> What the task requires: Begin at the first line of the data and copy each line through the one containing "Chart.register(...registerables);", that line included, with no pictures.

Input rows start

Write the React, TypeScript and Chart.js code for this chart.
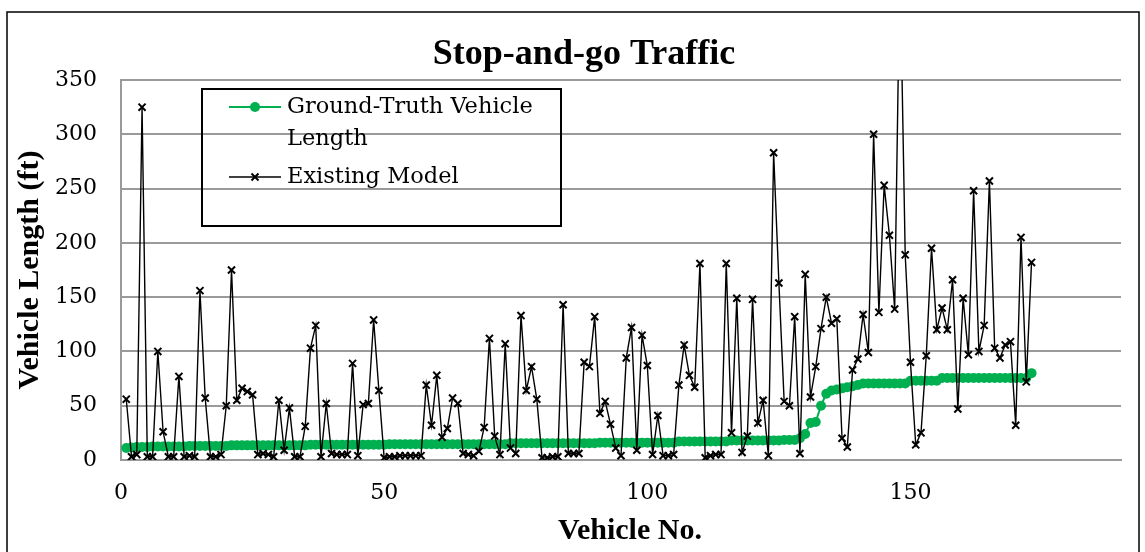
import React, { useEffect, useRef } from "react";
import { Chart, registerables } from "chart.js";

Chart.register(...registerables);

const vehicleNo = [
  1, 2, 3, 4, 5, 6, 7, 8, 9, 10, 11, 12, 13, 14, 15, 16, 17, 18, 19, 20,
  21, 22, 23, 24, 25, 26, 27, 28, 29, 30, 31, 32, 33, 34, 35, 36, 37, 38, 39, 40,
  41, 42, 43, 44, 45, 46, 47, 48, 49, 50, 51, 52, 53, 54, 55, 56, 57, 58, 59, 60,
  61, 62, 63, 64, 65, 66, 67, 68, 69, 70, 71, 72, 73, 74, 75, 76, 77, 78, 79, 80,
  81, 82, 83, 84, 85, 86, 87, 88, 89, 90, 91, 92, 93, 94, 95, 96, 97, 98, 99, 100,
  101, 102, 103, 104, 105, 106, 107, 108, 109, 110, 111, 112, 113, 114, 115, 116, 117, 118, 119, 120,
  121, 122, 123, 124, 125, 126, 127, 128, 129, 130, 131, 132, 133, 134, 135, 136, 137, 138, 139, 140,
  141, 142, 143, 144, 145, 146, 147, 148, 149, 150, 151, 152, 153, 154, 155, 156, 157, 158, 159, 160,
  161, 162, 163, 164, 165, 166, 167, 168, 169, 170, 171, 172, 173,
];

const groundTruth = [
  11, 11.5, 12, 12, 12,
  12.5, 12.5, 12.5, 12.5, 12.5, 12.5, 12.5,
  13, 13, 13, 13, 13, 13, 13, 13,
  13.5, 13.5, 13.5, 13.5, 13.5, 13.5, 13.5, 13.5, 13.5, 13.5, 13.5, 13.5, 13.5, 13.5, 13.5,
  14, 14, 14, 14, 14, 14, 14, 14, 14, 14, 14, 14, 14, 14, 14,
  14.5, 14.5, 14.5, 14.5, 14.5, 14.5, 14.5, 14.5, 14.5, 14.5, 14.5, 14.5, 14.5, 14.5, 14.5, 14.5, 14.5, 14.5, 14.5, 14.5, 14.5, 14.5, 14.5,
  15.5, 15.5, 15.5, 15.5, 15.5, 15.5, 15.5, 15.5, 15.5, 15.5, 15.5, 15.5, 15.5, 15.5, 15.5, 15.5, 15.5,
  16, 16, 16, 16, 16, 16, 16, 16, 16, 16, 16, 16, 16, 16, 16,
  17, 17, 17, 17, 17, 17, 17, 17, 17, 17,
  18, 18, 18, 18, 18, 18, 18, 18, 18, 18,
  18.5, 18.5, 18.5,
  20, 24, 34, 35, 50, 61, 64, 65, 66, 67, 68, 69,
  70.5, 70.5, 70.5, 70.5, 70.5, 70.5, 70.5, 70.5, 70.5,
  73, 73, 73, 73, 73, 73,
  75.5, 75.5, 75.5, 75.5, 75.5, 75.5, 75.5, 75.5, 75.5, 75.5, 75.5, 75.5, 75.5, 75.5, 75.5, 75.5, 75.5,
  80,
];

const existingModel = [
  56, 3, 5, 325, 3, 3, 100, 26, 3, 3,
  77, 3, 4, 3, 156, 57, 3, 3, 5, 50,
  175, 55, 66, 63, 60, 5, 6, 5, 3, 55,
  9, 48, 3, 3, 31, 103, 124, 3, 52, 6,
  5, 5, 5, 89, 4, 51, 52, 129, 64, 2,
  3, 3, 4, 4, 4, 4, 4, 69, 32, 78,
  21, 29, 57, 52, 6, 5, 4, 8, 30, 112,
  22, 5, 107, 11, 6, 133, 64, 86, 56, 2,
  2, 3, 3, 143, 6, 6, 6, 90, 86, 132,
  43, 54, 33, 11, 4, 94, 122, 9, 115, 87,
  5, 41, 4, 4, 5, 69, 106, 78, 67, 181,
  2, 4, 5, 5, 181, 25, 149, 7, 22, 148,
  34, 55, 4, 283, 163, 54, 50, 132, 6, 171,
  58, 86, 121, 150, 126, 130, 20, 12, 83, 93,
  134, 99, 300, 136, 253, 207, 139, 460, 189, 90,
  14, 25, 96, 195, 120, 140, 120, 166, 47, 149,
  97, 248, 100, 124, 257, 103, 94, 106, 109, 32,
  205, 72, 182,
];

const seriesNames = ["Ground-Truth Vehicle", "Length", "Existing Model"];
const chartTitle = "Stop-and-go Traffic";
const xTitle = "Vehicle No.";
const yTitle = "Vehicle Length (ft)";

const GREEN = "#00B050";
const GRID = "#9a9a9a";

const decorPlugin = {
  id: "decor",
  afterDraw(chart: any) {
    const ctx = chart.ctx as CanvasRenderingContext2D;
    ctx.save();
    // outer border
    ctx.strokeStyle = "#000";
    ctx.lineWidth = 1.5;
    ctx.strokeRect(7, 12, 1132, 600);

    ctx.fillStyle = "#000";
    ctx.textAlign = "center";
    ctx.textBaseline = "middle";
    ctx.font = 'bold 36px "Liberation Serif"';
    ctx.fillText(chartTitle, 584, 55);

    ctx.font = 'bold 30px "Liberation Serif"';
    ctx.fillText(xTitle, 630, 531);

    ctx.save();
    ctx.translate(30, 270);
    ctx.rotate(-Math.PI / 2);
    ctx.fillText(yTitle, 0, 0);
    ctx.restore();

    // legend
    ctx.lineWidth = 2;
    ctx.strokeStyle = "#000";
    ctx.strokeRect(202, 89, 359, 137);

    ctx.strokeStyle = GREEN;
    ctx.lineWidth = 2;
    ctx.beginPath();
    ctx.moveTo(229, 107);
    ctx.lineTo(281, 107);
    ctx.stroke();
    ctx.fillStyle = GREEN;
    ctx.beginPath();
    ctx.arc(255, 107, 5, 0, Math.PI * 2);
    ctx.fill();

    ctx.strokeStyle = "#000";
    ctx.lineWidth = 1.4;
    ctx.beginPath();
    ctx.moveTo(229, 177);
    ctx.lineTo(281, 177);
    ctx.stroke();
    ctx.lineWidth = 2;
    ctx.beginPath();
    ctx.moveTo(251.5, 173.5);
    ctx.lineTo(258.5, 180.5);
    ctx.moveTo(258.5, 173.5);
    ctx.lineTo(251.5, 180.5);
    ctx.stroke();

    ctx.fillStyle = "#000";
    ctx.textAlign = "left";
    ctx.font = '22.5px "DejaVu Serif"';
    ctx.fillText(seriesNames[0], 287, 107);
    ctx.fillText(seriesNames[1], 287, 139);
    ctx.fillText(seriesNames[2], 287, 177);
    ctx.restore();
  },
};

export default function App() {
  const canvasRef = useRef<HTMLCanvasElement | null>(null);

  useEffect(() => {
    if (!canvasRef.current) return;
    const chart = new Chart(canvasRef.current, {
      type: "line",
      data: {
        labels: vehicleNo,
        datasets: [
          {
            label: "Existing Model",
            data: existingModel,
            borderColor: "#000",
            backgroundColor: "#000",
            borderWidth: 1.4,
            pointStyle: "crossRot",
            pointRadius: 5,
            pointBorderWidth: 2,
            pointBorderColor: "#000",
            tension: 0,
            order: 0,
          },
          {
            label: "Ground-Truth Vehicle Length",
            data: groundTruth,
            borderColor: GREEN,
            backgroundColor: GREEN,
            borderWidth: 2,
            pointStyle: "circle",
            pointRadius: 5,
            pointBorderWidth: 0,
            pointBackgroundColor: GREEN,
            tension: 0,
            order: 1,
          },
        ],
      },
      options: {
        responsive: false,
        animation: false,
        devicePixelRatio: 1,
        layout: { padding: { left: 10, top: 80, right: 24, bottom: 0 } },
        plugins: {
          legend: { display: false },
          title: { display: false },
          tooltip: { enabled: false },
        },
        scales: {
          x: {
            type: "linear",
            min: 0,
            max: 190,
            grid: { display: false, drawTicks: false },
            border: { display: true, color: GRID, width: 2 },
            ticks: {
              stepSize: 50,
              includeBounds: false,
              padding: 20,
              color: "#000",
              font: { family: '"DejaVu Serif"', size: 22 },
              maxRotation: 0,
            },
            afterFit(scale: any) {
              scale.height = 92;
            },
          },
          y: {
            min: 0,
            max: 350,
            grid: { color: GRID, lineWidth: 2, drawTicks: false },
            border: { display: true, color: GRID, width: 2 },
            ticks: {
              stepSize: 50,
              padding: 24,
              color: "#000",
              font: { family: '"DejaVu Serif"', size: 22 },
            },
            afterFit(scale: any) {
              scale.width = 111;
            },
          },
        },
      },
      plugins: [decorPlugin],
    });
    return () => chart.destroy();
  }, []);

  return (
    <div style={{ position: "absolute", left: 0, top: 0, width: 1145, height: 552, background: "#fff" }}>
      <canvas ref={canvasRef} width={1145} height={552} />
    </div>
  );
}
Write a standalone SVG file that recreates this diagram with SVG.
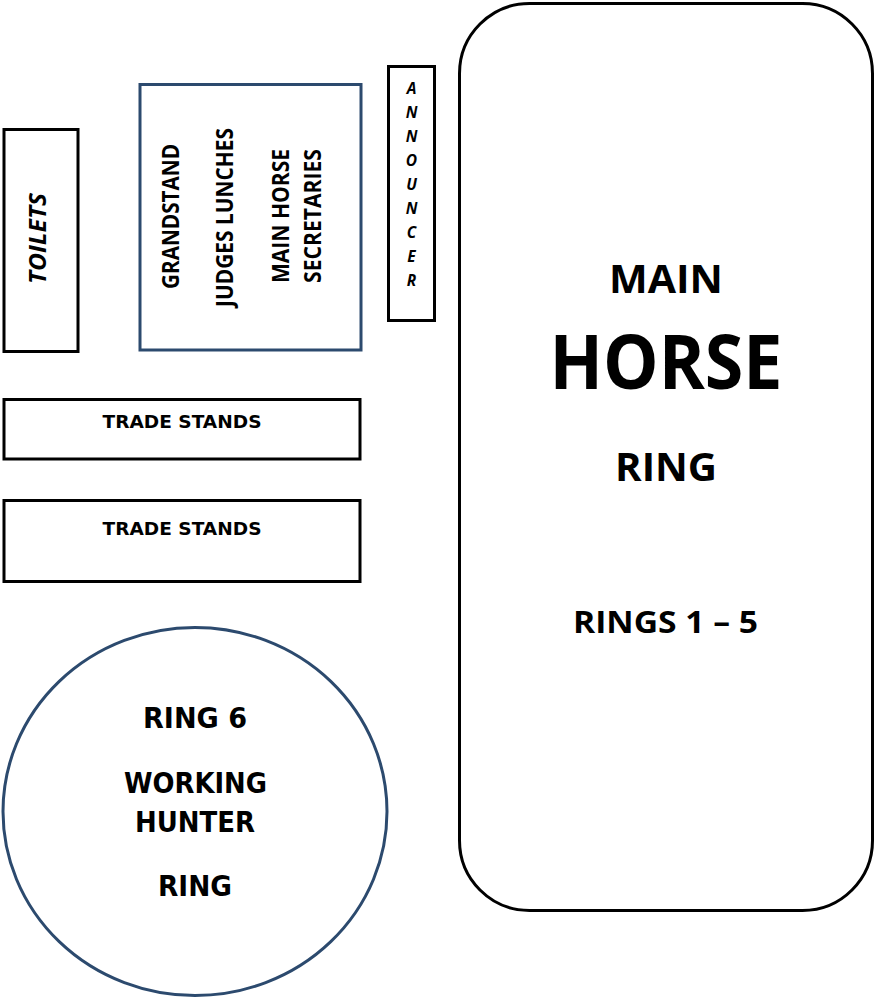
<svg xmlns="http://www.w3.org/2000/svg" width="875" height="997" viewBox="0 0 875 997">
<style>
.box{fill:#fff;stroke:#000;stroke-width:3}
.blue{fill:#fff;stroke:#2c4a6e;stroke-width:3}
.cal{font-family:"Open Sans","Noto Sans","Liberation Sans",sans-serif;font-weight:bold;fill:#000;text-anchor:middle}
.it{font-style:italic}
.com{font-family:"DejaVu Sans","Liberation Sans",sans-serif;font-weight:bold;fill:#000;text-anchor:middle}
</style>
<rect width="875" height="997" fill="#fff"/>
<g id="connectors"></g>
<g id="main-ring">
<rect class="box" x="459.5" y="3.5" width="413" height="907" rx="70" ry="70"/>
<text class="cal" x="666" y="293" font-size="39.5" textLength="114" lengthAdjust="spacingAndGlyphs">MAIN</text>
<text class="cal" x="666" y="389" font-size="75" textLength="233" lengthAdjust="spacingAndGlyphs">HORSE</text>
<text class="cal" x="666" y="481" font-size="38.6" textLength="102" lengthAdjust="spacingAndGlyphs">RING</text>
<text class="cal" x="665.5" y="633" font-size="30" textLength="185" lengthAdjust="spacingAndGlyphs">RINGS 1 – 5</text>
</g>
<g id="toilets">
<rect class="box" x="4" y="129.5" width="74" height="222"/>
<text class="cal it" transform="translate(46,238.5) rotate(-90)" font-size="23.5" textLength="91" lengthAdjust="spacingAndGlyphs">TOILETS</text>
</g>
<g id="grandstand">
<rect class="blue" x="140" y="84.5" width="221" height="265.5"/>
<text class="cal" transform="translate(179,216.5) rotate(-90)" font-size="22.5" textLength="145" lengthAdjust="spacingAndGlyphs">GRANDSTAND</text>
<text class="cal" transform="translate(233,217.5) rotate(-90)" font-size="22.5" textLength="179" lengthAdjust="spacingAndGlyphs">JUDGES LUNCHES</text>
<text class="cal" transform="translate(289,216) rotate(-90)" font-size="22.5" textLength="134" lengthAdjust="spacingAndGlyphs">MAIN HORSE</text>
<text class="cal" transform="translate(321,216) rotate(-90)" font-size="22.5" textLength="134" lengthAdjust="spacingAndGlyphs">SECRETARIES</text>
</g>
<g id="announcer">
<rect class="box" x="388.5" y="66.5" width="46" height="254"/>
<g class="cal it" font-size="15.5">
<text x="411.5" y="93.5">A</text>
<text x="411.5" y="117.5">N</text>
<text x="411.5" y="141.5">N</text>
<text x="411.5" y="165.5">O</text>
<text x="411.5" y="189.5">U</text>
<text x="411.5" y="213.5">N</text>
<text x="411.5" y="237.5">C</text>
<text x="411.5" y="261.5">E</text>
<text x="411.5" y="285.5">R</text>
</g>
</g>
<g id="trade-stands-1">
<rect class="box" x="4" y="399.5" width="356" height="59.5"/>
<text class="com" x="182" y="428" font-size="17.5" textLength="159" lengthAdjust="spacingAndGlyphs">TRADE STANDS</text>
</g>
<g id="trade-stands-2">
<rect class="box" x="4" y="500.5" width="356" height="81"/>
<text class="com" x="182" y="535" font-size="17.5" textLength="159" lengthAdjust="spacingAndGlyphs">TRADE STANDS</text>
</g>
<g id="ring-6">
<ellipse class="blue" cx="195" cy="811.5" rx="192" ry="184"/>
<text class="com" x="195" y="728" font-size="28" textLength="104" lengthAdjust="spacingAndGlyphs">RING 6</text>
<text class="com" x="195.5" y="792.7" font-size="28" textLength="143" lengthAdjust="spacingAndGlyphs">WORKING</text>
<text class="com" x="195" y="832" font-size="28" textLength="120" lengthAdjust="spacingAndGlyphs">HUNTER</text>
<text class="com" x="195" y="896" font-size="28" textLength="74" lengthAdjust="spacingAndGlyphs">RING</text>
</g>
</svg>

Input rows end

> Result below:
Write the React, TypeScript and Chart.js code for this chart.
import React, { useEffect, useRef } from "react";
import { Chart, registerables } from "chart.js";

Chart.register(...registerables);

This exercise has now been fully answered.